Moses' Writing — The Later Filing

Moses, because of your hard hearts, let you put away your wives: but it has not been so from the first. — Matthew 19:8

The Pharisees cite Moses' permitted certificate of divorce as though it were the governing statute. The court corrects the record: the certificate is a concession to hardness of perception, not the original filing. This is the same structure as the jurisdictional error — a later, contradictory claim entered into the record because present consciousness could not sustain the original one. The court distinguishes the amendment from the statute without erasing either: hardness produced the concession, but the concession never became the founding law. Elohim continues to enforce "from the beginning," not from the point of hardened compromise.
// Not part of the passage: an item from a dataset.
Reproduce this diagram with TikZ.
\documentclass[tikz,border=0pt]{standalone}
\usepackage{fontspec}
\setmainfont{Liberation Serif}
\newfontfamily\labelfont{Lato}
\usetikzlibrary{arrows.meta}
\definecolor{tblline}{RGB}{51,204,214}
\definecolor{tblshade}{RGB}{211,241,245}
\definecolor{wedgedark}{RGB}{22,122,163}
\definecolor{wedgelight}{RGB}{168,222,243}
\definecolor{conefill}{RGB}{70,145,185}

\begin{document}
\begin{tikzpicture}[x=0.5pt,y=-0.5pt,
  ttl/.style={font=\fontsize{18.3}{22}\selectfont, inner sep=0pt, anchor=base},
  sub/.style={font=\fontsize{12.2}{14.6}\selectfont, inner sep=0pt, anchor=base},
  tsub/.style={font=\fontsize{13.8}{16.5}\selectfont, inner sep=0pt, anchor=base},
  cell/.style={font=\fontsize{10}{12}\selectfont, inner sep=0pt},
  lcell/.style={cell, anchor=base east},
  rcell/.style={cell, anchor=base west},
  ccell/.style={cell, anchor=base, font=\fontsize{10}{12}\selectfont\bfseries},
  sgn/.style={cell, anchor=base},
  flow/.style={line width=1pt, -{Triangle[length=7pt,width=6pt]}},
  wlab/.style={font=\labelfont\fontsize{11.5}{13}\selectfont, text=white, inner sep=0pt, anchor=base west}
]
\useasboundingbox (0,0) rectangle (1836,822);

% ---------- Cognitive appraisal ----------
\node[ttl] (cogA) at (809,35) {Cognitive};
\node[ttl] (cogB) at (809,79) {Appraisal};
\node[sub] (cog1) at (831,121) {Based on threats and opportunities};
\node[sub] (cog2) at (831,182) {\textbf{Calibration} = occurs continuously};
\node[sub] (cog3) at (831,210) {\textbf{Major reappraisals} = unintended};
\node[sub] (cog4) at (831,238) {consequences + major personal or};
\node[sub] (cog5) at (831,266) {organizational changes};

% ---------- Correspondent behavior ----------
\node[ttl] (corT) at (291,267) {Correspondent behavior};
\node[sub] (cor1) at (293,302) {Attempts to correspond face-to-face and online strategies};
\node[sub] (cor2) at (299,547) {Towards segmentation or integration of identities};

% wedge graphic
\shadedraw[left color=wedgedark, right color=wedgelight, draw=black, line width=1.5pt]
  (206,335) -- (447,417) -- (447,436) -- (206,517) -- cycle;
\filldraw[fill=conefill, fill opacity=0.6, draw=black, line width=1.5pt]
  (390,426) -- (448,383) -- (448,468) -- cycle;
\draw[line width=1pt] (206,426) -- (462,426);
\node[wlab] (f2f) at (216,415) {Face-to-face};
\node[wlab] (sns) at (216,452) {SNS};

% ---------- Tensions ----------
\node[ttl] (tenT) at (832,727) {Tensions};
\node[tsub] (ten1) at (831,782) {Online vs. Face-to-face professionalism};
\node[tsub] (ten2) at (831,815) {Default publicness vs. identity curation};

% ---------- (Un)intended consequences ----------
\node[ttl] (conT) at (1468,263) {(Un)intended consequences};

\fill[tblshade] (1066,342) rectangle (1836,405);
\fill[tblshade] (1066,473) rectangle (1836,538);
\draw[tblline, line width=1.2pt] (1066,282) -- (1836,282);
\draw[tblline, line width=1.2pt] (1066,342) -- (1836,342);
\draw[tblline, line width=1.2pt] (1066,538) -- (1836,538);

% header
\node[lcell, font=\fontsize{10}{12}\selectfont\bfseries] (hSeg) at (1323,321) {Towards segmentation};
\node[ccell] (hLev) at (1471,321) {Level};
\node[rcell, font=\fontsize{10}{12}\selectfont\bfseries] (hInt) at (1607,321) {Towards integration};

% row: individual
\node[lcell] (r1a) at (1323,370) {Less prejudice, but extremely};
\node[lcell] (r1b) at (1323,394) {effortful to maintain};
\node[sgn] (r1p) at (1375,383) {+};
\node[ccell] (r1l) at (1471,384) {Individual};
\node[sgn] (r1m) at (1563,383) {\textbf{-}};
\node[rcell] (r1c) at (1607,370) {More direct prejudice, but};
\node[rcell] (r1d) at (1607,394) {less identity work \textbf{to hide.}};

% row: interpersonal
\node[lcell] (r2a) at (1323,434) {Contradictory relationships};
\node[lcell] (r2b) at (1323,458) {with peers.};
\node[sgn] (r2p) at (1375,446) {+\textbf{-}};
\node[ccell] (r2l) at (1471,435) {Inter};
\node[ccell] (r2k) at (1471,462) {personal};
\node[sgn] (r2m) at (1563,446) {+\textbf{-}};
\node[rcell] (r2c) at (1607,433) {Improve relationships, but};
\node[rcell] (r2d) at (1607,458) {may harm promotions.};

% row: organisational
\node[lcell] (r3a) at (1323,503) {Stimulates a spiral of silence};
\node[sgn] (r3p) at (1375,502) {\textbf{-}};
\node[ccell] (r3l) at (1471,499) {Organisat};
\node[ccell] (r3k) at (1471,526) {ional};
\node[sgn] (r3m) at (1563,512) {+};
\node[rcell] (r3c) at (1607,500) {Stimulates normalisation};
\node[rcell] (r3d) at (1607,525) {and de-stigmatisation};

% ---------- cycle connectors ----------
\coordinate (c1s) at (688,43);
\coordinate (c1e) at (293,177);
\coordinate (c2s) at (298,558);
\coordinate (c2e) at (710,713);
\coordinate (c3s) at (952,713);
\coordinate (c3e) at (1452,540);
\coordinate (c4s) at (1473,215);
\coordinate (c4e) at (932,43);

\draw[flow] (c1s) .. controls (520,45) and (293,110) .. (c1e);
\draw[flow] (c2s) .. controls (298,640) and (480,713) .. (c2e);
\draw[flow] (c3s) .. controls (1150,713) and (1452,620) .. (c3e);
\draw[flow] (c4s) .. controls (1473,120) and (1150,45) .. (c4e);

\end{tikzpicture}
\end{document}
Put Away and Take Another — Enforcement After Its Kind

Whoever puts away his wife, if not for the cause of evil desire, and takes another wife, is guilty of adultery. — Matthew 19:9

Having distinguished the statute from the concession, the court now enforces accordingly. Elohim enforces after its kind — the same law that governs seed and harvest governs the filing of identity: whatever is entered as the new claim, without lawful cause, produces the guilty verdict named "adultery." The court is impartial. It does not punish desire; it enforces the statute against whichever filing is presented to it. A false filing produces a false verdict, exactly as it does everywhere else this mechanism appears in the record.

Given to Whom It Is Given — The Judges' Allotment

Not all men are able to take in this saying, but only those to whom it is given. — Matthew 19:11

The disciples respond that it is better not to marry at all. The court's answer names a further function of Elohim, the judges and rulers: reception of a statute is itself judicially allotted, not universally distributed. This ruling is not attached loosely to the conversation — it is the opening half of a frame. The passage closes one verse later with "he who is able to take it, let him take it," the same allotment language repeated as a bracket around the single teaching sitting between the two statements. What is being allotted is not the divorce ruling already given in full a few verses earlier. It is the capacity for the specific, narrower filing the court is about to name. Some present-consciousness states are positioned to receive and hold that filing; others are not, and the court states this plainly rather than pretending otherwise. The allotment is not arbitrary — it is the same bench that enforces every other statute in the passage, now ruling on capacity before it names what the capacity is for.

Eunuchs and the Kingdom — Undivided Cleaving

There are eunuchs who have made themselves eunuchs for the kingdom of heaven. He who is able to take it, let him take it. — Matthew 19:12
The unmarried man gives his mind to the things of the Lord, how he may give pleasure to the Lord: But the married man gives his mind to the things of the world, how he may give pleasure to his wife. — 1 Corinthians 7:32-33

The court closes by naming three states — one from birth, one imposed by others, one chosen. Historically the eunuch served in the royal court precisely because the office could father no rival house: no heir, no competing line, no second claim that could ever contest the throne it served. That literal function is the pattern the court is drawing on. To read the third state rightly, the passage has to be set against its own earlier statute. Marriage runs through division: bone of my bones, flesh of my flesh — a counterpart drawn out first, then leave-and-cleave enforced by Elohim as a continuing reunification of what was split, two units required to hold agreement in order to stand as one flesh. The eunuch who makes himself so for the kingdom's sake takes no counterpart out at all. No bone is drawn, so no second house is founded, and no rival filing can ever be entered against the one claim already on record. Paul names the same division in plain terms: the unmarried gives undivided address to the one governing structure; the married divides address between the counterpart and that structure. "Kingdom" here is not a place. It is the structure of judges and lord itself — Elohim — received directly, without an intermediate one-flesh union carrying the claim, and without a rival line ever able to be filed against it. The eunuch state is not the absence of desire. It is a single, undivided cleave to the same bench that enforces every other cleave in the passage, and the allotment named in verse eleven closes exactly where it opened: "he who is able to take it, let him take it." The vocabulary was set on the days of creation. Matthew 19 runs every thread.